**RAW DATA**
————————
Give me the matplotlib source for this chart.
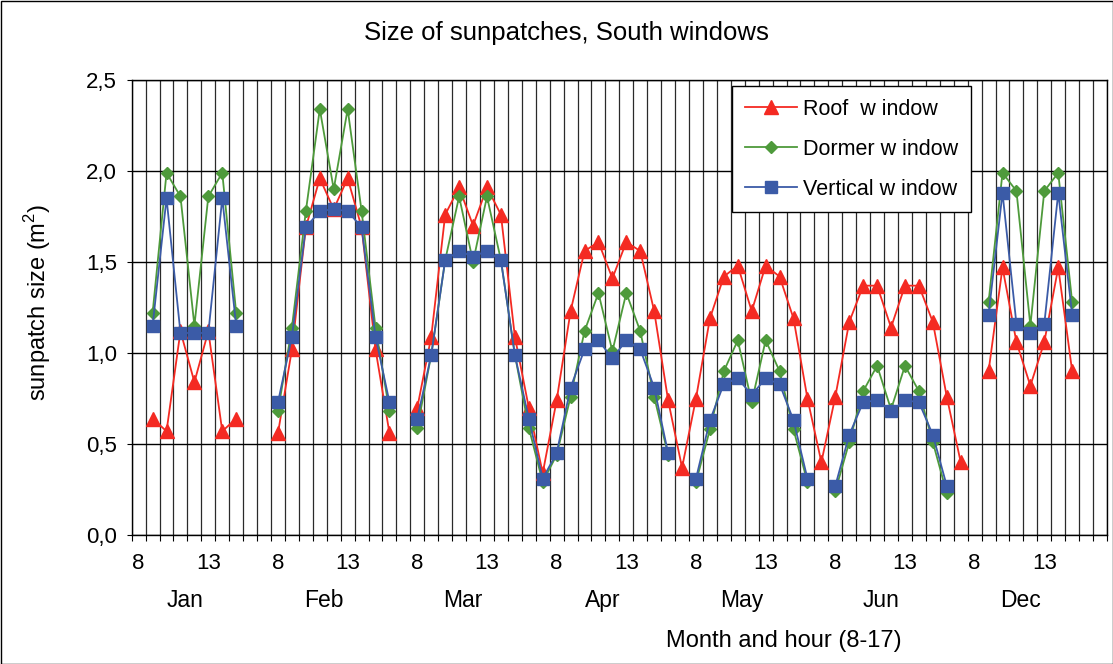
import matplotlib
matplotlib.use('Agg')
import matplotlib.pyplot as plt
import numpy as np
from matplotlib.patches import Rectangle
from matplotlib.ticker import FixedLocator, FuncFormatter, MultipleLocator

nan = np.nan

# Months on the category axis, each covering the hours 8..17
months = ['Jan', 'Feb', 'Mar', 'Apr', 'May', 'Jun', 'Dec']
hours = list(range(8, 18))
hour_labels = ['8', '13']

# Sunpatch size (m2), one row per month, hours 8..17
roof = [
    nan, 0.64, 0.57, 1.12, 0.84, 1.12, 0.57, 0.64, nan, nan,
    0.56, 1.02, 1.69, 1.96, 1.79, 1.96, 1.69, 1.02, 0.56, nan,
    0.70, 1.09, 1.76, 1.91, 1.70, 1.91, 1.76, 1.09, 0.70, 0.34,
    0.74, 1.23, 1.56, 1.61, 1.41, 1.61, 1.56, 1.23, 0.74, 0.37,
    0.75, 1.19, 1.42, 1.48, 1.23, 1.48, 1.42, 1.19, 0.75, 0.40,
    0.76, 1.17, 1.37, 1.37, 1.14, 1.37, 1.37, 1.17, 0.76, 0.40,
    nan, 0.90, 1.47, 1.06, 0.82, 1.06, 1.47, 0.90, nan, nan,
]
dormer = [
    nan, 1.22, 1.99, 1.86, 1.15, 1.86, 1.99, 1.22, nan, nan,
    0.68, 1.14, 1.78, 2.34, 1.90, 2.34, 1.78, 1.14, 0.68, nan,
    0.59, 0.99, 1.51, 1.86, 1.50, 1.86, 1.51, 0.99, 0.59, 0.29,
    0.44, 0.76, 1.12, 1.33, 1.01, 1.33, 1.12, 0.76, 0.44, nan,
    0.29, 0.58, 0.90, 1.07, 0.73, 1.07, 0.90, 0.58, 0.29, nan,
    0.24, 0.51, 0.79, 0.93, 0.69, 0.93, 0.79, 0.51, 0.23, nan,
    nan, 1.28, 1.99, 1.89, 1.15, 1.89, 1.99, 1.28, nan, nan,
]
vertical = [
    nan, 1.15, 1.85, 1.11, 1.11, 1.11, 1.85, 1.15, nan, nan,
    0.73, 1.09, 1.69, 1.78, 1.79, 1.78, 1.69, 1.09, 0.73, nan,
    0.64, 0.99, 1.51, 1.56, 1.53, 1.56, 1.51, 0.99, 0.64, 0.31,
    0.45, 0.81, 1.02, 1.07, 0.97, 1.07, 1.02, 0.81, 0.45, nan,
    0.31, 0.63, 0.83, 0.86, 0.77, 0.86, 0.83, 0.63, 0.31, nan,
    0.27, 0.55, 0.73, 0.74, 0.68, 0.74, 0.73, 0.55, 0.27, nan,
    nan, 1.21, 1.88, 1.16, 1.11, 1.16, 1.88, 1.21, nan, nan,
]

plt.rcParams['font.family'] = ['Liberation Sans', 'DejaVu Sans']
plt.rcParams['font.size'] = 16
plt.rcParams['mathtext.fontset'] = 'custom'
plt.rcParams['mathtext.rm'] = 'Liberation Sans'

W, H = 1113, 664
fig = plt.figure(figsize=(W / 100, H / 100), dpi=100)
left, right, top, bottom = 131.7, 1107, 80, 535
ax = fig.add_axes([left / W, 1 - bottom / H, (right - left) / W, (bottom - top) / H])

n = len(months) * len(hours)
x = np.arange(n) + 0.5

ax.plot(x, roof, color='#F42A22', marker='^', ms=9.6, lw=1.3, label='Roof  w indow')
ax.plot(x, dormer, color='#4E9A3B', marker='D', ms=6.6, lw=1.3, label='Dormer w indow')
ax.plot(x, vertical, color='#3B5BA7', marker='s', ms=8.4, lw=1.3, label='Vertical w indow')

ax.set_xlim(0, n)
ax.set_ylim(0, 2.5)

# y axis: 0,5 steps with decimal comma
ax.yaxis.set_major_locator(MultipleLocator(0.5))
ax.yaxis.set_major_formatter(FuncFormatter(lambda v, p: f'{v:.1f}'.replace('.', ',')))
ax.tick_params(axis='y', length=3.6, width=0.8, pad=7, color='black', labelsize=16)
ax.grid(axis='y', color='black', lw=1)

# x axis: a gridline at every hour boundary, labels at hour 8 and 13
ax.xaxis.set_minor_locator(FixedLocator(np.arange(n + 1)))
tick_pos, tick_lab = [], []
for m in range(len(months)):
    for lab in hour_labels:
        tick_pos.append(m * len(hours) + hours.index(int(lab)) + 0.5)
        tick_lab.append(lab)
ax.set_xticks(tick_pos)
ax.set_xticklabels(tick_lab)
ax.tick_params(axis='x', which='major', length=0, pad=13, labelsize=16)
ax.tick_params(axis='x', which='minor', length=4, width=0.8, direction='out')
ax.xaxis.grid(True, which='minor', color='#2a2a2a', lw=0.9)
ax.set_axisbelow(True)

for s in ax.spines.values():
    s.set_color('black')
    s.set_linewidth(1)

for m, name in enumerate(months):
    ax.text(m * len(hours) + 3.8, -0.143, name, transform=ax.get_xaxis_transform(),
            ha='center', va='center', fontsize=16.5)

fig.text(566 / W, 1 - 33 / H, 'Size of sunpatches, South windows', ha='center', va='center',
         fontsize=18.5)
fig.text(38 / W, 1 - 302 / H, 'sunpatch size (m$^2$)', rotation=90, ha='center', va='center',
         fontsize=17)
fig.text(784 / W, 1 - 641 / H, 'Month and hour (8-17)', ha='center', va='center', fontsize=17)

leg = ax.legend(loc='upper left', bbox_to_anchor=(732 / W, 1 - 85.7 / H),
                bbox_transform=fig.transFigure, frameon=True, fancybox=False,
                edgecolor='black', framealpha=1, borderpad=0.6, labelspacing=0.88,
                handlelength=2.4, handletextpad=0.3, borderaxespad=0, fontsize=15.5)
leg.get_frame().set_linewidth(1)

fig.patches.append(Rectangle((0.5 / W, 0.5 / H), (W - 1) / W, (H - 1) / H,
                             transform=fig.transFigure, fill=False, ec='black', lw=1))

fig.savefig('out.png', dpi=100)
————————
**EXERCISE AIM**
Go through the listing above and write it all out exactly, leaving out any picture.

**ANSWER TO THIS PROBLEM**
Give me the matplotlib source for this chart.
import matplotlib
matplotlib.use('Agg')
import matplotlib.pyplot as plt
import numpy as np
from matplotlib.patches import Rectangle
from matplotlib.ticker import FixedLocator, FuncFormatter, MultipleLocator

nan = np.nan

# Months on the category axis, each covering the hours 8..17
months = ['Jan', 'Feb', 'Mar', 'Apr', 'May', 'Jun', 'Dec']
hours = list(range(8, 18))
hour_labels = ['8', '13']

# Sunpatch size (m2), one row per month, hours 8..17
roof = [
    nan, 0.64, 0.57, 1.12, 0.84, 1.12, 0.57, 0.64, nan, nan,
    0.56, 1.02, 1.69, 1.96, 1.79, 1.96, 1.69, 1.02, 0.56, nan,
    0.70, 1.09, 1.76, 1.91, 1.70, 1.91, 1.76, 1.09, 0.70, 0.34,
    0.74, 1.23, 1.56, 1.61, 1.41, 1.61, 1.56, 1.23, 0.74, 0.37,
    0.75, 1.19, 1.42, 1.48, 1.23, 1.48, 1.42, 1.19, 0.75, 0.40,
    0.76, 1.17, 1.37, 1.37, 1.14, 1.37, 1.37, 1.17, 0.76, 0.40,
    nan, 0.90, 1.47, 1.06, 0.82, 1.06, 1.47, 0.90, nan, nan,
]
dormer = [
    nan, 1.22, 1.99, 1.86, 1.15, 1.86, 1.99, 1.22, nan, nan,
    0.68, 1.14, 1.78, 2.34, 1.90, 2.34, 1.78, 1.14, 0.68, nan,
    0.59, 0.99, 1.51, 1.86, 1.50, 1.86, 1.51, 0.99, 0.59, 0.29,
    0.44, 0.76, 1.12, 1.33, 1.01, 1.33, 1.12, 0.76, 0.44, nan,
    0.29, 0.58, 0.90, 1.07, 0.73, 1.07, 0.90, 0.58, 0.29, nan,
    0.24, 0.51, 0.79, 0.93, 0.69, 0.93, 0.79, 0.51, 0.23, nan,
    nan, 1.28, 1.99, 1.89, 1.15, 1.89, 1.99, 1.28, nan, nan,
]
vertical = [
    nan, 1.15, 1.85, 1.11, 1.11, 1.11, 1.85, 1.15, nan, nan,
    0.73, 1.09, 1.69, 1.78, 1.79, 1.78, 1.69, 1.09, 0.73, nan,
    0.64, 0.99, 1.51, 1.56, 1.53, 1.56, 1.51, 0.99, 0.64, 0.31,
    0.45, 0.81, 1.02, 1.07, 0.97, 1.07, 1.02, 0.81, 0.45, nan,
    0.31, 0.63, 0.83, 0.86, 0.77, 0.86, 0.83, 0.63, 0.31, nan,
    0.27, 0.55, 0.73, 0.74, 0.68, 0.74, 0.73, 0.55, 0.27, nan,
    nan, 1.21, 1.88, 1.16, 1.11, 1.16, 1.88, 1.21, nan, nan,
]

plt.rcParams['font.family'] = ['Liberation Sans', 'DejaVu Sans']
plt.rcParams['font.size'] = 16
plt.rcParams['mathtext.fontset'] = 'custom'
plt.rcParams['mathtext.rm'] = 'Liberation Sans'

W, H = 1113, 664
fig = plt.figure(figsize=(W / 100, H / 100), dpi=100)
left, right, top, bottom = 131.7, 1107, 80, 535
ax = fig.add_axes([left / W, 1 - bottom / H, (right - left) / W, (bottom - top) / H])

n = len(months) * len(hours)
x = np.arange(n) + 0.5

ax.plot(x, roof, color='#F42A22', marker='^', ms=9.6, lw=1.3, label='Roof  w indow')
ax.plot(x, dormer, color='#4E9A3B', marker='D', ms=6.6, lw=1.3, label='Dormer w indow')
ax.plot(x, vertical, color='#3B5BA7', marker='s', ms=8.4, lw=1.3, label='Vertical w indow')

ax.set_xlim(0, n)
ax.set_ylim(0, 2.5)

# y axis: 0,5 steps with decimal comma
ax.yaxis.set_major_locator(MultipleLocator(0.5))
ax.yaxis.set_major_formatter(FuncFormatter(lambda v, p: f'{v:.1f}'.replace('.', ',')))
ax.tick_params(axis='y', length=3.6, width=0.8, pad=7, color='black', labelsize=16)
ax.grid(axis='y', color='black', lw=1)

# x axis: a gridline at every hour boundary, labels at hour 8 and 13
ax.xaxis.set_minor_locator(FixedLocator(np.arange(n + 1)))
tick_pos, tick_lab = [], []
for m in range(len(months)):
    for lab in hour_labels:
        tick_pos.append(m * len(hours) + hours.index(int(lab)) + 0.5)
        tick_lab.append(lab)
ax.set_xticks(tick_pos)
ax.set_xticklabels(tick_lab)
ax.tick_params(axis='x', which='major', length=0, pad=13, labelsize=16)
ax.tick_params(axis='x', which='minor', length=4, width=0.8, direction='out')
ax.xaxis.grid(True, which='minor', color='#2a2a2a', lw=0.9)
ax.set_axisbelow(True)

for s in ax.spines.values():
    s.set_color('black')
    s.set_linewidth(1)

for m, name in enumerate(months):
    ax.text(m * len(hours) + 3.8, -0.143, name, transform=ax.get_xaxis_transform(),
            ha='center', va='center', fontsize=16.5)

fig.text(566 / W, 1 - 33 / H, 'Size of sunpatches, South windows', ha='center', va='center',
         fontsize=18.5)
fig.text(38 / W, 1 - 302 / H, 'sunpatch size (m$^2$)', rotation=90, ha='center', va='center',
         fontsize=17)
fig.text(784 / W, 1 - 641 / H, 'Month and hour (8-17)', ha='center', va='center', fontsize=17)

leg = ax.legend(loc='upper left', bbox_to_anchor=(732 / W, 1 - 85.7 / H),
                bbox_transform=fig.transFigure, frameon=True, fancybox=False,
                edgecolor='black', framealpha=1, borderpad=0.6, labelspacing=0.88,
                handlelength=2.4, handletextpad=0.3, borderaxespad=0, fontsize=15.5)
leg.get_frame().set_linewidth(1)

fig.patches.append(Rectangle((0.5 / W, 0.5 / H), (W - 1) / W, (H - 1) / H,
                             transform=fig.transFigure, fill=False, ec='black', lw=1))

fig.savefig('out.png', dpi=100)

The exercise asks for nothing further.